The tech industry has had a reputation for looking homogenous — from gender gaps to even more stark gaps when it comes to race and ethnicity. The social unrest that took place in 2020, combined with the global pandemic really brought these realities in our tech industry to the forefront. It’s important to note that the gaps aren’t just in the workforce, it’s also in the inequities for our underrepresented groups to get funding as start-ups. And it’s in the feeder funnels in education that offer more opportunities for individuals in underrepresented groups to get exposure to, and have the opportunity to, competitively vie for positions in the tech sector.

What should companies be doing now to address it?
Social unrest in the U.S. made all tech companies face our realities — that it takes going beyond a simple social media statement to address the ‘of the moment’ media publicity. To truly make an impact and change for diversity, we all must be intentional as a company on where we stand. Intentional on what we will or will not tolerate (from how we do business to who we do business with). And intentional in ensuring that our company culture and behavior is rooted in empathy for each other. At Genesys, we are intentional in our approach to tackle the systems, processes and policies that have been barriers for many of our underrepresented groups — that goes to reshaping how we hire, where we source for future talent and importantly, in the retention and development of our future leadership. — Kimeko McCoy

By the numbers

It’s no secret that the future of work is changing. Because of the global pandemic, offices closed, making for a boom in remote work opportunities. Meanwhile, workspaces-on-demand saw a major increase. It seems employees have settled into the new normal. 

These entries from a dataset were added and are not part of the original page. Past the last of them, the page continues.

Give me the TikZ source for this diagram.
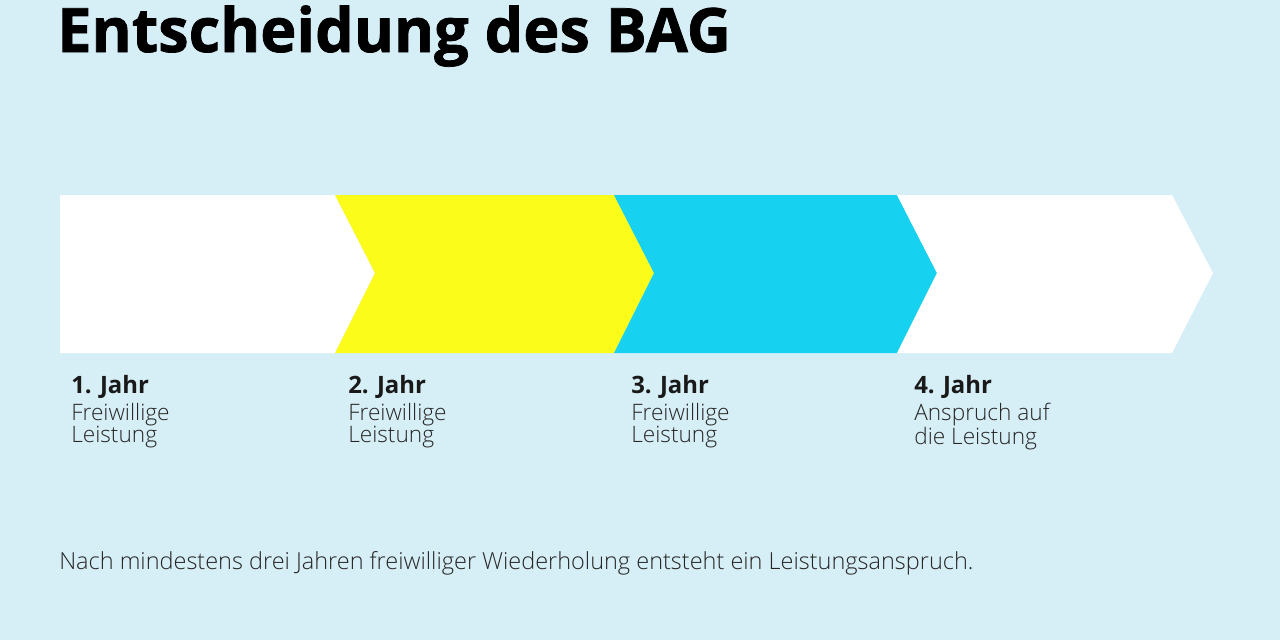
\documentclass[tikz,border=0pt]{standalone}
\usepackage{fontspec}
\setmainfont{Open Sans}
\newfontfamily\lightfont{Open Sans Light}
\newfontfamily\heavyfont[BoldFeatures={FakeBold=1.2}]{Open Sans}
\definecolor{bgblue}{HTML}{D6EEF5}
\definecolor{bagyellow}{HTML}{FCFC1A}
\definecolor{bagcyan}{HTML}{16D2F0}
\tikzset{
  chevron/.style={fill=#1, draw=none},
  yearlabel/.style={anchor=base west, inner sep=0pt, font=\fontsize{17}{20}\selectfont\bfseries, text=black!90},
  yeartext/.style={anchor=north west, inner sep=0pt, align=left, font=\lightfont\fontsize{16.1}{15.8}\selectfont, text=black!85},
}
\begin{document}
\begin{tikzpicture}[x=0.025cm, y=-0.025cm]
  \fill[bgblue] (0,0) rectangle (1280,640);
  \useasboundingbox (0,0) rectangle (1280,640);
  \node[anchor=base west, inner sep=0pt, font=\heavyfont\bfseries\fontsize{43.5}{50}\selectfont] (title) at (57,52) {Entscheidung des BAG};
  % chevrons
  \fill[chevron=white] (60,195) -- (335,195) -- (375,273) -- (335,353) -- (60,353) -- cycle;
  \fill[chevron=bagyellow] (335,195) -- (614,195) -- (654,273) -- (614,353) -- (335,353) -- (375,273) -- cycle;
  \fill[chevron=bagcyan] (614,195) -- (897,195) -- (937,273) -- (897,353) -- (614,353) -- (654,273) -- cycle;
  \fill[chevron=white] (897,195) -- (1172,195) -- (1213,273) -- (1172,353) -- (897,353) -- (937,273) -- cycle;
  % labels
  \node[yearlabel] (y1) at (71,393) {1. Jahr};
  \node[yearlabel] (y2) at (348,393) {2. Jahr};
  \node[yearlabel] (y3) at (631,393) {3. Jahr};
  \node[yearlabel] (y4) at (914,393) {4. Jahr};
  \node[yeartext] (t1) at (71,403) {Freiwillige\\Leistung};
  \node[yeartext] (t2) at (348,403) {Freiwillige\\Leistung};
  \node[yeartext] (t3) at (631,403) {Freiwillige\\Leistung};
  \node[yeartext] (t4) at (914,403) {Anspruch auf\\die Leistung};
  \node[anchor=base west, inner sep=0pt, font=\lightfont\fontsize{16.7}{18}\selectfont, text=black!85] (note) at (59,569) {Nach mindestens drei Jahren freiwilliger Wiederholung entsteht ein Leistungsanspruch.};
\end{tikzpicture}
\end{document}
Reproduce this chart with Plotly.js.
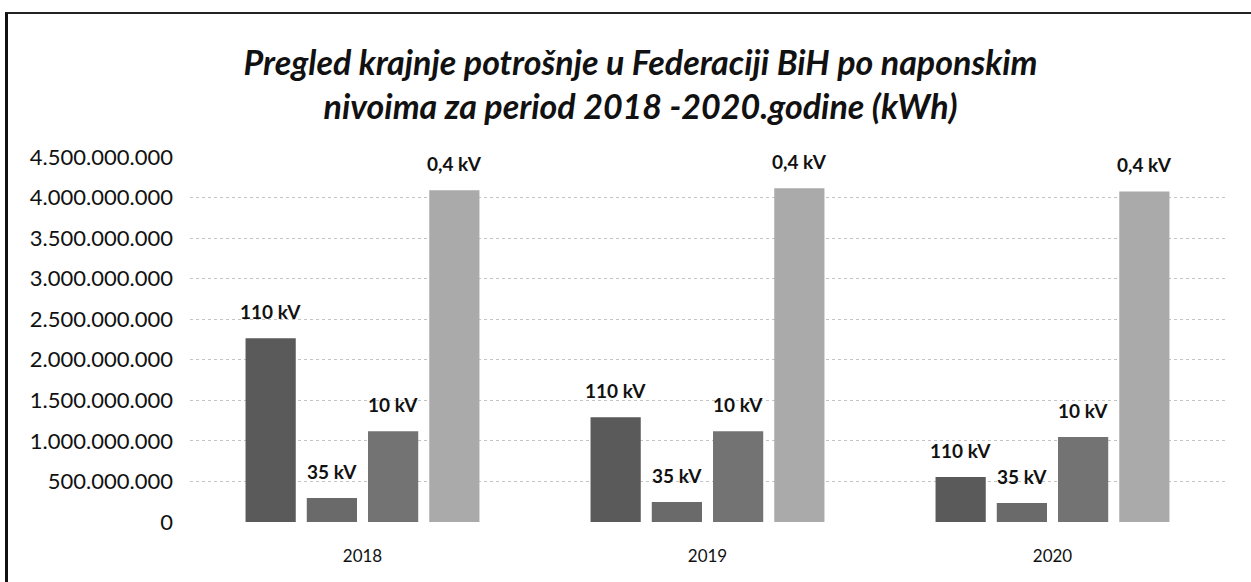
<!DOCTYPE html>
<html><head><meta charset="utf-8">
<script src="https://cdn.plot.ly/plotly-3.0.1.min.js"></script>
<style>
html,body{margin:0;padding:0;background:#fff;}
#wrap{position:relative;width:1251px;height:582px;overflow:hidden;}
#chart{width:1251px;height:582px;}
#frame{position:absolute;left:5px;top:12px;width:1260px;height:600px;border-left:3px solid #111;border-top:2px solid #222;pointer-events:none;}
</style></head>
<body><div id="wrap"><div id="chart"></div><div id="frame"></div></div>
<script>
const years = ['2018', '2019', '2020'];
const seriesNames = ['110 kV', '35 kV', '10 kV', '0,4 kV'];
const v110 = [2265000000, 1290000000, 555000000];
const v35 = [296000000, 246000000, 234000000];
const v10 = [1120000000, 1120000000, 1047000000];
const v04 = [4090000000, 4115000000, 4076000000];
const yTicks = [0, 500000000, 1000000000, 1500000000, 2000000000, 2500000000, 3000000000, 3500000000, 4000000000, 4500000000];
const titleText = '<b><i>Pregled krajnje potrošnje u Federaciji BiH po naponskim<br>nivoima za period 2018 -2020.godine (kWh)</i></b>';

const W = 1251, H = 582;
const margin = {l: 190, r: 26, t: 157, b: 60};
const bargap = 0.29, bargroupgap = 0.18;
const colors = ['#5a5a5a', '#6a6a6a', '#737373', '#aaaaaa'];
const vals = [v110, v35, v10, v04];
const traces = seriesNames.map((n, i) => ({
  type: 'bar', name: n, x: years, y: vals[i],
  marker: {color: colors[i]},
  hoverinfo: 'y'
}));

// data labels as annotations, positioned by the axes from the data
const catW = (W - margin.l - margin.r) / years.length;
const slot = catW * (1 - bargap) / seriesNames.length;
const annotations = [];
seriesNames.forEach((n, i) => {
  years.forEach((yr, j) => {
    annotations.push({
      x: yr, y: vals[i][j], xref: 'x', yref: 'y',
      text: '<b>' + n + '</b>', showarrow: false,
      xanchor: 'center', yanchor: 'bottom',
      xshift: (i - (seriesNames.length - 1) / 2) * slot, yshift: 13,
      font: {family: 'Lato, sans-serif', size: 19, color: '#111'}
    });
  });
});

const layout = {
  width: W, height: H, margin: margin,
  paper_bgcolor: '#fff', plot_bgcolor: '#fff',
  showlegend: false,
  separators: ',.',
  barmode: 'group', bargap: bargap, bargroupgap: bargroupgap,
  title: {text: titleText, x: 0.512, xanchor: 'center', y: 0.871, yanchor: 'middle',
    font: {family: 'Lato, sans-serif', size: 34, color: '#111'}},
  annotations: annotations,
  xaxis: {showgrid: false, zeroline: false, showline: false, ticks: '',
    tickfont: {family: 'Lato, sans-serif', size: 17, color: '#111'}, ticklabelstandoff: 22},
  yaxis: {range: [0, 4500000000], tickvals: yTicks, tickformat: ',d',
    showgrid: true, gridcolor: '#c4c4c4', griddash: 'dot', gridwidth: 1,
    zeroline: false, showline: false, ticks: '',
    tickfont: {family: 'Lato, sans-serif', size: 22, color: '#111'}, ticklabelstandoff: 16}
};
Plotly.newPlot('chart', traces, layout, {displayModeBar: false, staticPlot: true});
</script></body></html>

But new research from AI-powered talent marketplace company Gloat shows that full-time professionals want more opportunities for skill development and growth. Find the breakdown below:

  • 88% say learning new skills on the job is somewhat to very important
  • Women say they’d prefer to learn a new skill on the job by learning hands-on with experience (51.3% vs 38.5%) while men prefer taking an online course/training (21.8% vs 13.6%)
  • The #1 thing people want to change in today’s work environment is the opportunity to learn new skills hands-on (23%), above having their voice heard (17%), having downtime respected (19%), and having better managers (12%)
  • A majority (67%) want to learn either through hands-on experience or mentorship rather than a course or training (33%) — Kimeko McCoy

Quote of the week

“The resources marketers have been investing heavily into CRM and ‘data lake’ solutions won’t be able to show the positive ROI marketers were counting on. Strategies will adjust in due time, but there’s a good chance the current lift marketers see from iOS traffic will never be captured again.”

Ben Holmes, svp of performance and exchange at AdColony, told senior brands editor Seb Joseph for his piece on the winners and losers of Apple’s privacy change.